24 July 2025

Slurm

In the realm of high-performance computing (HPC), managing and scheduling computational jobs across large clusters is a complex task. Slurm Workload Manager (formerly Simple Linux Utility for Resource Management) stands as a powerful, open-source job scheduler widely adopted in academic institutions, national laboratories, and commercial enterprises for orchestrating these demanding workloads. Slurm provides a robust and flexible framework for allocating compute resources, managing job queues, and monitoring execution, making it an indispensable tool for researchers and engineers dealing with parallel and distributed computations.

Slurm's core functionality revolves around three main areas:

  1. Resource Management: It allocates exclusive or shared access to compute nodes (servers) for a user's job for a specified amount of time.

  2. Job Management: It provides a framework for starting, executing, and monitoring jobs on the allocated nodes.

  3. Queue Management: It manages a pending queue of jobs, scheduling them to run when resources become available based on various policies (e.g., fair-share, priority, backfill).

How to use Slurm typically involves interacting with a set of command-line tools. Users submit jobs using the sbatch command, providing a script that defines the job's requirements (e.g., number of nodes, CPUs per task, memory, wall-clock time limit) and the commands to be executed. For interactive sessions, srun allows direct execution of commands on allocated resources, while salloc reserves resources for a shell session. Monitoring jobs is done with squeue (to view pending and running jobs) and sacct (for detailed accounting information of completed jobs). The simplicity of these commands belies the powerful orchestration happening behind the scenes.
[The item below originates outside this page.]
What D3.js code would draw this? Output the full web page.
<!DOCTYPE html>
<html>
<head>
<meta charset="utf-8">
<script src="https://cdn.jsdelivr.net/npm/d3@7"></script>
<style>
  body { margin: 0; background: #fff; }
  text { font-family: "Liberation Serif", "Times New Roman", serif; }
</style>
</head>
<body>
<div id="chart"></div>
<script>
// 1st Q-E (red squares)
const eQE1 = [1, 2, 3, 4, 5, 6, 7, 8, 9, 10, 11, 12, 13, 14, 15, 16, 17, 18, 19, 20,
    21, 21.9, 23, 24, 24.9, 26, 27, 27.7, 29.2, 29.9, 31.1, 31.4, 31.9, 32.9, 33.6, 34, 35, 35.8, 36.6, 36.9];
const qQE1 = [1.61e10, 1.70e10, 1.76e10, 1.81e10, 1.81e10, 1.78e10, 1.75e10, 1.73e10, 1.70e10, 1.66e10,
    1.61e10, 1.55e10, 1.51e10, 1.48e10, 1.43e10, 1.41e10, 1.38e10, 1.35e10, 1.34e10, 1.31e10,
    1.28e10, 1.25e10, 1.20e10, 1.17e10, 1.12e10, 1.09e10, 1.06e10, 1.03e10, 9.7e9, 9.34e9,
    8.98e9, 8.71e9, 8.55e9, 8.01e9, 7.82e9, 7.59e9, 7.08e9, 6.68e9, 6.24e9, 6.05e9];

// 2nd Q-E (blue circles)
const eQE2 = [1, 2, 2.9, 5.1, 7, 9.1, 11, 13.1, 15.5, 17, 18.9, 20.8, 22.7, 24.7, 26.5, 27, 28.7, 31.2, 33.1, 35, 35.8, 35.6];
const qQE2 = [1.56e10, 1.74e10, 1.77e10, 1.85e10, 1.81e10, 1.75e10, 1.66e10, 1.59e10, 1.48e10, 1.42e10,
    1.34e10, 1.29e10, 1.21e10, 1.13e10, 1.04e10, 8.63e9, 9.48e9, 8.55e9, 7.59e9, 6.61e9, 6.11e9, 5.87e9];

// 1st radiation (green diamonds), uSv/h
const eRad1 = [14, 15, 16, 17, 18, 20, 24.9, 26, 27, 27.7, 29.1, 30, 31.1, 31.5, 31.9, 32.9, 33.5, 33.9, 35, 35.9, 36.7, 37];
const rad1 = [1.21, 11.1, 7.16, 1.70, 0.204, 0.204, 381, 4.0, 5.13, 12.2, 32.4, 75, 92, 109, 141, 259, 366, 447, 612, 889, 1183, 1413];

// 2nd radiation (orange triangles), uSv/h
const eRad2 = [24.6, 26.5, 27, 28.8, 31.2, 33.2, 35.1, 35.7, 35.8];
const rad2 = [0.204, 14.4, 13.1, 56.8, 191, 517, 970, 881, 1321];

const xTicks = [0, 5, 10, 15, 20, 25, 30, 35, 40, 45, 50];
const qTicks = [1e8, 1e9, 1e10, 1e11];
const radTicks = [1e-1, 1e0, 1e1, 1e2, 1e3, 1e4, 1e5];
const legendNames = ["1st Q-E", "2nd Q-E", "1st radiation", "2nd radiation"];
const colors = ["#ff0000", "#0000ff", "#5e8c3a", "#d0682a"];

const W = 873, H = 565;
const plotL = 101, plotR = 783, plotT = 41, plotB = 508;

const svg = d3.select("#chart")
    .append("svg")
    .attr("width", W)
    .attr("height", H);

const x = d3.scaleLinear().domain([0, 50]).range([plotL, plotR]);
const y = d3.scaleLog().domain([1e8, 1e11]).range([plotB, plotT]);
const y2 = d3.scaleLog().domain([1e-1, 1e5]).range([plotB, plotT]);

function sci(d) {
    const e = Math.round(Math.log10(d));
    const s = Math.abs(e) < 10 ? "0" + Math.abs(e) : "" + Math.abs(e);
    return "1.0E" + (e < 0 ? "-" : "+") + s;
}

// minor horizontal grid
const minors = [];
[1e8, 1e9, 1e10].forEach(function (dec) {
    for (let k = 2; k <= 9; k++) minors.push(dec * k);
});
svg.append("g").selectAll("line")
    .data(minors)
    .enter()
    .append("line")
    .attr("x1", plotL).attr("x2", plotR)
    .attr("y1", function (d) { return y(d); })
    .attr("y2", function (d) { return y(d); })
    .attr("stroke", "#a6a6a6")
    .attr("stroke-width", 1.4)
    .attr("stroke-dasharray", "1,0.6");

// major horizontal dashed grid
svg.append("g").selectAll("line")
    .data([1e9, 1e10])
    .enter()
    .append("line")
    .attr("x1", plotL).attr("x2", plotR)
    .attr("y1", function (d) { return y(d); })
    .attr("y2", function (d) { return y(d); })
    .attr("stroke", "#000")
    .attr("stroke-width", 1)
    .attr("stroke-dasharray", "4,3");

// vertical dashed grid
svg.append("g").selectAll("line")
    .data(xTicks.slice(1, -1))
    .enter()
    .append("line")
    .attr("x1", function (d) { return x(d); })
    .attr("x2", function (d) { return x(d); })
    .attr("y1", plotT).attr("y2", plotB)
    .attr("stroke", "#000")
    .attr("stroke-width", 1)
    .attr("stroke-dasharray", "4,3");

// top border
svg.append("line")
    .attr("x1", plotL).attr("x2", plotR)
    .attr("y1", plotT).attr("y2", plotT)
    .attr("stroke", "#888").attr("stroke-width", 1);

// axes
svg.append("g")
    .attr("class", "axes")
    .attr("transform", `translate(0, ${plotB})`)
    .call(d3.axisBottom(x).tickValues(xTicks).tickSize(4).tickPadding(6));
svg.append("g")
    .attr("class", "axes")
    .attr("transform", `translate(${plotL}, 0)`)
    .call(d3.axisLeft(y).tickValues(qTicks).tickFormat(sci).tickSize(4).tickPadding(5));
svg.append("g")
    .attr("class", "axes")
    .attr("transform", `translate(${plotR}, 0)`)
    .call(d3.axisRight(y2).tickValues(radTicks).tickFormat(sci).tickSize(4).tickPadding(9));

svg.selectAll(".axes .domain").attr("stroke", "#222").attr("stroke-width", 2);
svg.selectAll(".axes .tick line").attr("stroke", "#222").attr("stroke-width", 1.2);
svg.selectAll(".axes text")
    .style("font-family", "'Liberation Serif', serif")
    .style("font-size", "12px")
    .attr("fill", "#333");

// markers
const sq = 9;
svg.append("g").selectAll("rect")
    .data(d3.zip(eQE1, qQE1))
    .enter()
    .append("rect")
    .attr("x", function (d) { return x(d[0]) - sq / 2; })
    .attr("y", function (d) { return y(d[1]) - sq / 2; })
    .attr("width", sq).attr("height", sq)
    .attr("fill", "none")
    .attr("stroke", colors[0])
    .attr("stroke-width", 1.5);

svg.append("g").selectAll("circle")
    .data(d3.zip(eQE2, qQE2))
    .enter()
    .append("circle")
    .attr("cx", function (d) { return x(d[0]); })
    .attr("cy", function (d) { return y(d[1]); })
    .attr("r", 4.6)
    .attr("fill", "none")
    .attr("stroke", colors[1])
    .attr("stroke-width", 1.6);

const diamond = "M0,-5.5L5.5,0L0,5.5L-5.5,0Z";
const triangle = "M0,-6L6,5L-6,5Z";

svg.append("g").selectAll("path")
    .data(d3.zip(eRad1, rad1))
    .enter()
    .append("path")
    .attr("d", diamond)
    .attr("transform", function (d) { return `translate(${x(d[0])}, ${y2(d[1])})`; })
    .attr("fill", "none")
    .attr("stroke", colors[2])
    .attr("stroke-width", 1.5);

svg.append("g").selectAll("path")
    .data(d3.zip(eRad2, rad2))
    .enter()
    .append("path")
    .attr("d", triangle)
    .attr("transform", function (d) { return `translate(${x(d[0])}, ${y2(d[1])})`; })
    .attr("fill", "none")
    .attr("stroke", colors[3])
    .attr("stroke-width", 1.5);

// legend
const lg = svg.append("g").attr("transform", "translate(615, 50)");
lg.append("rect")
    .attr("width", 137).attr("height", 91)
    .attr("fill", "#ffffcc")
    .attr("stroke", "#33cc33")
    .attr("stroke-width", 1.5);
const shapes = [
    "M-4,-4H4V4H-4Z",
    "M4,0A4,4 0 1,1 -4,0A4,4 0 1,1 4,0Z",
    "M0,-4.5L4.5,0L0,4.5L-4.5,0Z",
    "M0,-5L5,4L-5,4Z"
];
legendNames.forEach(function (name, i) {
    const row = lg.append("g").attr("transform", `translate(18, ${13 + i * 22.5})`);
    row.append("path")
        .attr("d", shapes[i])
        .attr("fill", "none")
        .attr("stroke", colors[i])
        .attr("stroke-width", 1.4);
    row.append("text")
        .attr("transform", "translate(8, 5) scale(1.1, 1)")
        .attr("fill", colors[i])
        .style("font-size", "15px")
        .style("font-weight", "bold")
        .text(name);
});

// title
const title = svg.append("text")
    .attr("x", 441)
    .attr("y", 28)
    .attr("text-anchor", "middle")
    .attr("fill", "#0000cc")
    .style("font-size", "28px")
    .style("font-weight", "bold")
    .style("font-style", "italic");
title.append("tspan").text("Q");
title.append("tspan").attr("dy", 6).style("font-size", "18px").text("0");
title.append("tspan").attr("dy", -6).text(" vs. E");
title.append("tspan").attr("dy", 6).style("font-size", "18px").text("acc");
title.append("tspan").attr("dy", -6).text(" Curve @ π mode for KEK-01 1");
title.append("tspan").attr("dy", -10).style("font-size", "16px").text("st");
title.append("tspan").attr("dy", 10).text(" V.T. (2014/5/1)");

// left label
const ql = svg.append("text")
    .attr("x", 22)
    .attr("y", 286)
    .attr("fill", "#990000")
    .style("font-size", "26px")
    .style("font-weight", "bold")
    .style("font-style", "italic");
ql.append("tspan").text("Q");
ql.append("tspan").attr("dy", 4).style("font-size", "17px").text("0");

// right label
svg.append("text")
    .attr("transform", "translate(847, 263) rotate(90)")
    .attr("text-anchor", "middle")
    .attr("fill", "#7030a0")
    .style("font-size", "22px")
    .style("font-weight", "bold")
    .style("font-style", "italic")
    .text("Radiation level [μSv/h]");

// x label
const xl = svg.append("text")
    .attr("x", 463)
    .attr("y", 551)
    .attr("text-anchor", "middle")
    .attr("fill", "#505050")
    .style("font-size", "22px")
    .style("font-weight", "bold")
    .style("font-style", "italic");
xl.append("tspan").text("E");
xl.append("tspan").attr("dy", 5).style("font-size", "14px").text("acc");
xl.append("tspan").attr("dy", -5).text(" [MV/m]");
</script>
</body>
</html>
Implementation details for a Slurm cluster involve setting up a head node (or multiple for redundancy) that runs the Slurm controller daemon (slurmctld). This daemon is responsible for managing the cluster's resources and scheduling jobs. Compute nodes run a Slurm node daemon (slurmd), which communicates with the controller and executes jobs on its local resources. A shared file system (like NFS or Lustre) is essential for users to access their data and job scripts across all nodes. Configuration files (e.g., slurm.conf) define the cluster's topology, partition definitions (groups of nodes with specific characteristics), and various scheduling parameters. Proper network configuration, including reliable SSH access between nodes, is also critical.
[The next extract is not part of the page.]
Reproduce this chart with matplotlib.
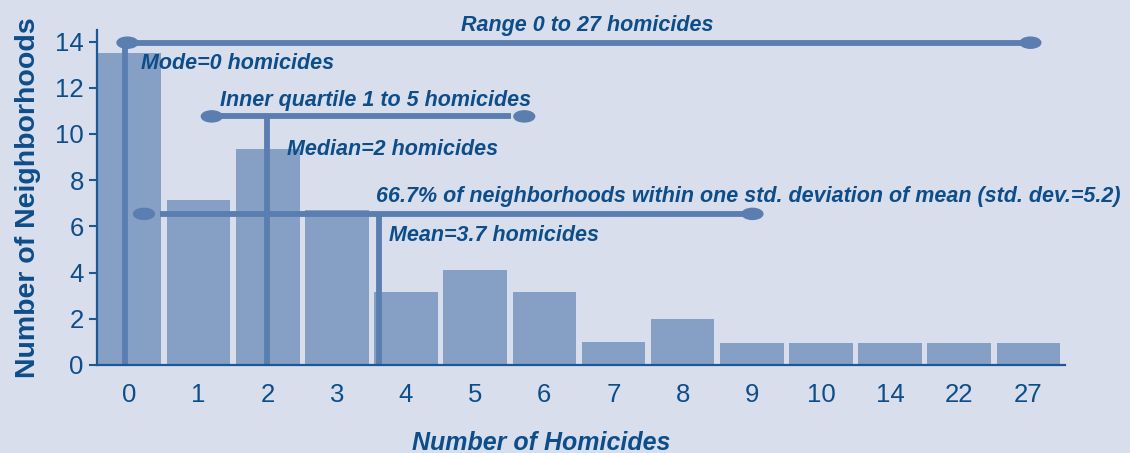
import matplotlib
matplotlib.use("Agg")
import matplotlib.pyplot as plt
from matplotlib.patches import Ellipse

# bar data
categories = ["0", "1", "2", "3", "4", "5", "6", "7", "8", "9", "10", "14", "22", "27"]
neighborhoods = [13.5, 7.15, 9.35, 6.7, 3.15, 4.1, 3.15, 1.0, 2.0, 0.95, 0.95, 0.95, 0.95, 0.95]

# summary stats drawn as annotation lines (x in bar-index units)
mode_x = -0.06
median_x = 1.99
mean_x = 3.61
range_span = (-0.03, 13.03)
range_y = 13.95
iqr_span = (1.19, 5.71)
iqr_y = 10.76
sd_span = (0.21, 9.01)
sd_y = 6.54

BG = "#d8deeb"
BAR = "#86a0c5"
LINE = "#5a7eb0"
TEXT = "#0d4d8a"
AXIS = "#1c5895"

ann_font = dict(family=["Liberation Sans", "DejaVu Sans"], fontsize=15.5,
                fontweight="bold", fontstyle="italic", color=TEXT)

fig = plt.figure(figsize=(11.3, 4.53), dpi=100, facecolor=BG)
ax = fig.add_axes([0.0858, 0.1943, 0.8567, 0.7395], facecolor=BG)

x = list(range(len(categories)))
ax.bar(x, neighborhoods, width=0.92, color=BAR, zorder=1)

ax.set_xlim(-0.47, 13.53)
ax.set_ylim(0, 14.5)
ax.set_xticks(x)
ax.set_xticklabels(categories)
ax.set_yticks(range(0, 15, 2))

for s in ["top", "right"]:
    ax.spines[s].set_visible(False)
for s in ["left", "bottom"]:
    ax.spines[s].set_color(AXIS)
    ax.spines[s].set_linewidth(1.6)

tick_font = ["Liberation Sans", "DejaVu Sans"]
ax.tick_params(axis="y", direction="out", length=6, width=1.5, color=AXIS, pad=3.5,
               labelsize=18.5, labelcolor=TEXT)
ax.tick_params(axis="x", length=0, pad=13, labelsize=18.5, labelcolor=TEXT)
for lab in ax.get_xticklabels() + ax.get_yticklabels():
    lab.set_family(tick_font)

ax.set_ylabel("Number of Neighborhoods", family=["Liberation Sans", "DejaVu Sans"],
              fontsize=20.5, fontweight="bold", color=TEXT, labelpad=10)
ax.set_xlabel("Number of Homicides", family=["Liberation Sans", "DejaVu Sans"],
              fontsize=18, fontweight="bold", fontstyle="italic", color=TEXT, labelpad=17)
ax.xaxis.label.set_x(0.459)  # title sits left of the axes centre in the original

lw = 4.2
ew, eh = 0.30, 0.48  # end-cap ellipse size in data units


def cap(xc, yc):
    ax.add_patch(Ellipse((xc, yc), ew, eh, color=LINE, zorder=3, clip_on=False))


# range line + mode
ax.plot(range_span, [range_y, range_y], color=LINE, lw=lw, solid_capstyle="butt", zorder=2)
cap(range_span[0], range_y)
cap(range_span[1], range_y)
ax.plot([mode_x, mode_x], [0, range_y], color=LINE, lw=lw, solid_capstyle="butt", zorder=2)

# inner quartile + median
ax.plot([iqr_span[0], iqr_span[1] - 0.19], [iqr_y, iqr_y], color=LINE, lw=lw,
        solid_capstyle="butt", zorder=2)
cap(iqr_span[0], iqr_y)
cap(iqr_span[1], iqr_y)
ax.plot([median_x, median_x], [0, iqr_y], color=LINE, lw=lw, solid_capstyle="butt", zorder=2)

# one std. deviation + mean
ax.plot([sd_span[0] + 0.23, sd_span[1]], [sd_y, sd_y], color=LINE, lw=lw,
        solid_capstyle="butt", zorder=2)
cap(sd_span[0], sd_y)
cap(sd_span[1], sd_y)
ax.plot([mean_x, mean_x], [0, sd_y], color=LINE, lw=lw, solid_capstyle="butt", zorder=2)

ax.text(6.62, 14.44, "Range 0 to 27 homicides", ha="center", va="baseline", clip_on=False, **ann_font)
ax.text(0.17, 12.82, "Mode=0 homicides", ha="left", va="baseline", **ann_font)
ax.text(1.31, 11.23, "Inner quartile 1 to 5 homicides", ha="left", va="baseline", **ann_font)
ax.text(2.28, 9.11, "Median=2 homicides", ha="left", va="baseline", **ann_font)
ax.text(3.57, 7.05, "66.7% of neighborhoods within one std. deviation of mean (std. dev.=5.2)",
        ha="left", va="baseline", clip_on=False, **ann_font)
ax.text(3.75, 5.38, "Mean=3.7 homicides", ha="left", va="baseline", **ann_font)

fig.savefig("out.png", dpi=100, facecolor=BG)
When not to use Slurm typically involves scenarios where the overhead of a full-fledged job scheduler outweighs its benefits. For very small, ad-hoc computations on a single machine, or a handful of machines where manual SSH and execution suffice, setting up and maintaining a Slurm cluster might be overkill. Similarly, for highly interactive, real-time applications that require immediate resource allocation without queueing, Slurm's batch-oriented nature might not be the best fit. While Slurm is highly configurable, its complexity can be daunting for users or administrators who only need basic resource management for a few tasks. In such cases, simpler tools like GNU Parallel or even direct shell scripting might be more appropriate.

Slurm is a robust solution for environments where resource sharing, job prioritization, and efficient utilization of many compute nodes are paramount. It provides the necessary infrastructure to transform a collection of servers into a cohesive and powerful HPC resource.